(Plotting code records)
-----

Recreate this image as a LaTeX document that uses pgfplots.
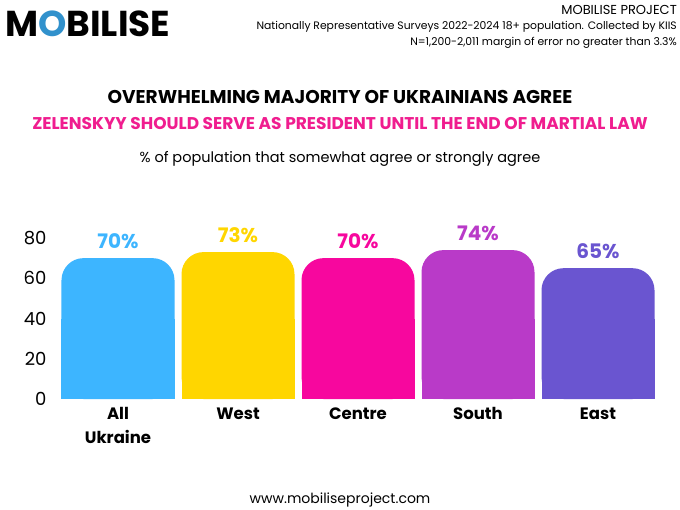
\documentclass[border=0pt]{standalone}
\usepackage{pgfplots}
\pgfplotsset{compat=1.18}
\usepackage{fontspec}
\setmainfont{Poppins}
\definecolor{cA}{HTML}{3DB5FF}
\definecolor{cB}{HTML}{FFD600}
\definecolor{cC}{HTML}{F7079E}
\definecolor{cD}{HTML}{B93AC8}
\definecolor{cE}{HTML}{6A55D0}
\definecolor{pinkt}{HTML}{F01D8F}
\begin{document}
\begin{tikzpicture}[x=1pt,y=1pt]
\useasboundingbox[fill=white] (0,0) rectangle (680,-510);
\node[anchor=west,font=\fontsize{36}{36}\selectfont\bfseries,inner sep=0] at (5,-24) {M\textcolor{cA!80!black}{O}BILISE};
\node[anchor=east,font=\fontsize{13}{13}\selectfont,inner sep=0] at (677,-10) {MOBILISE PROJECT};
\node[anchor=east,font=\fontsize{10.8}{10.8}\selectfont,inner sep=0] at (677,-27) {Nationally Representative Surveys 2022-2024 18+ population. Collected by KIIS};
\node[anchor=east,font=\fontsize{10.8}{10.8}\selectfont,inner sep=0] at (677,-43) {N=1,200-2,011 margin of error no greater than 3.3\%};
\node[font=\fontsize{18.5}{18.5}\selectfont\bfseries,inner sep=0] at (340,-97) {OVERWHELMING MAJORITY OF UKRAINIANS AGREE};
\node[font=\fontsize{17}{17}\selectfont\bfseries,text=pinkt,inner sep=0] at (340,-124) {ZELENSKYY SHOULD SERVE AS PRESIDENT UNTIL THE END OF MARTIAL LAW};
\node[font=\fontsize{14.5}{14.5}\selectfont,inner sep=0] at (340,-159) {\% of population that somewhat agree or strongly agree};
\node[font=\fontsize{14}{14}\selectfont,inner sep=0] at (340,-500) {www.mobiliseproject.com};
\begin{axis}[at={(58pt,-399pt)},anchor=south west,scale only axis,
  width=600pt,height=161pt,xmin=-0.5,xmax=4.5,ymin=0,ymax=80,
  axis line style={draw=none},ytick={0,20,40,60,80},
  major tick length=0pt,
  xtick={0,1,2,3,4},xticklabels={All\\Ukraine,West,Centre,South,East},
  xticklabel style={align=center,font=\fontsize{16.5}{24}\selectfont\bfseries,yshift=-5pt},
  yticklabel style={font=\fontsize{18}{18}\selectfont,xshift=-8pt},
  /pgf/number format/assume math mode=true,
  ybar,bar width=113pt,bar shift=0pt,clip=false,
  every axis plot/.append style={draw=none},
  nodes near coords={\pgfmathprintnumber{\pgfplotspointmeta}\%},
  every node near coord/.append style={font=\fontsize{20}{20}\selectfont\bfseries,yshift=6pt},
]
\addplot[fill=cA,rounded corners=22pt,nodes near coords style={text=cA}] coordinates {(0,70)};
\addplot[fill=cB,rounded corners=22pt,nodes near coords style={text=cB}] coordinates {(1,73)};
\addplot[fill=cC,rounded corners=22pt,nodes near coords style={text=cC}] coordinates {(2,70)};
\addplot[fill=cD,rounded corners=22pt,nodes near coords style={text=cD}] coordinates {(3,74)};
\addplot[fill=cE,rounded corners=22pt,nodes near coords style={text=cE}] coordinates {(4,65)};
\addplot[fill=cA,nodes near coords={}] coordinates {(0,40)};
\addplot[fill=cB,nodes near coords={}] coordinates {(1,40)};
\addplot[fill=cC,nodes near coords={}] coordinates {(2,40)};
\addplot[fill=cD,nodes near coords={}] coordinates {(3,40)};
\addplot[fill=cE,nodes near coords={}] coordinates {(4,40)};
\end{axis}
\end{tikzpicture}
\end{document}
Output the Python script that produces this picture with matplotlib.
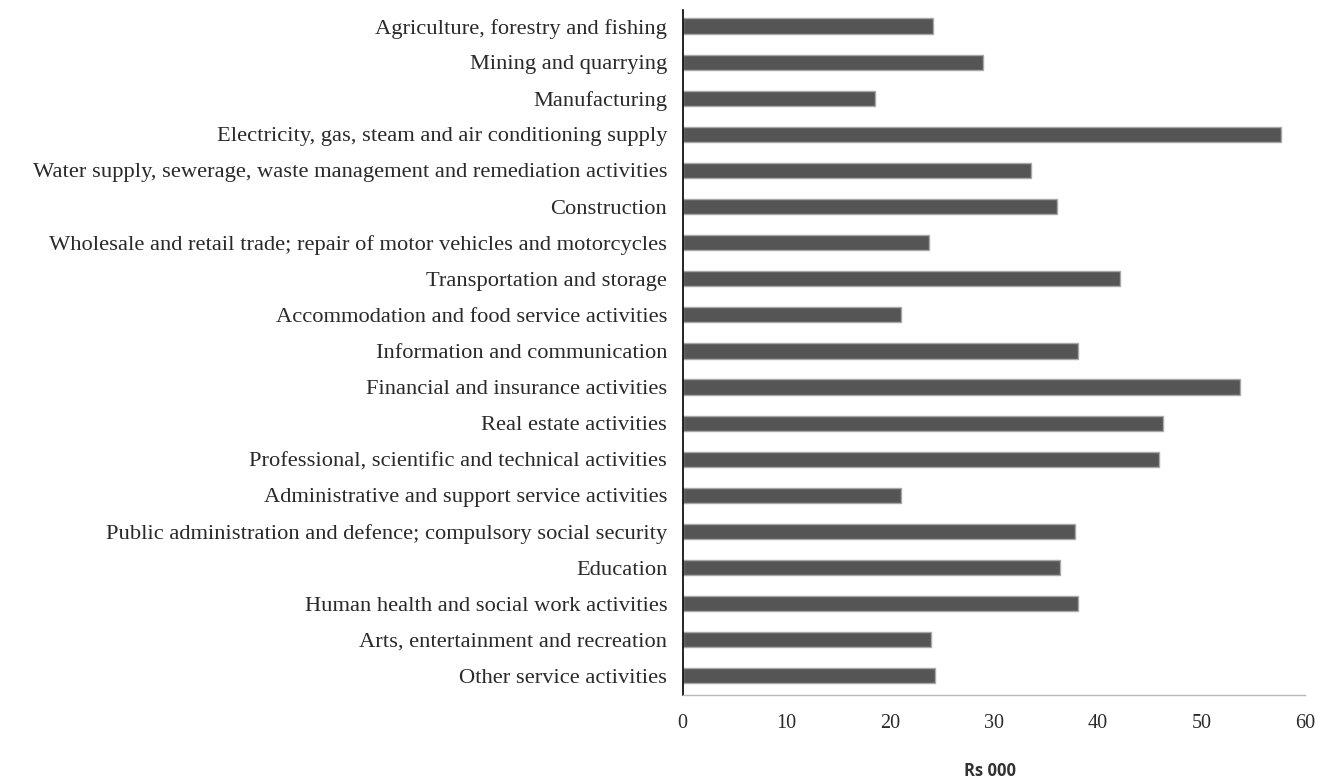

-----

Stated problem: Copy, from the material above, each line in which the string "this" occurs.

Reply to the task:
Recreate this image as a LaTeX document that uses pgfplots.
Output the Python script that produces this picture with matplotlib.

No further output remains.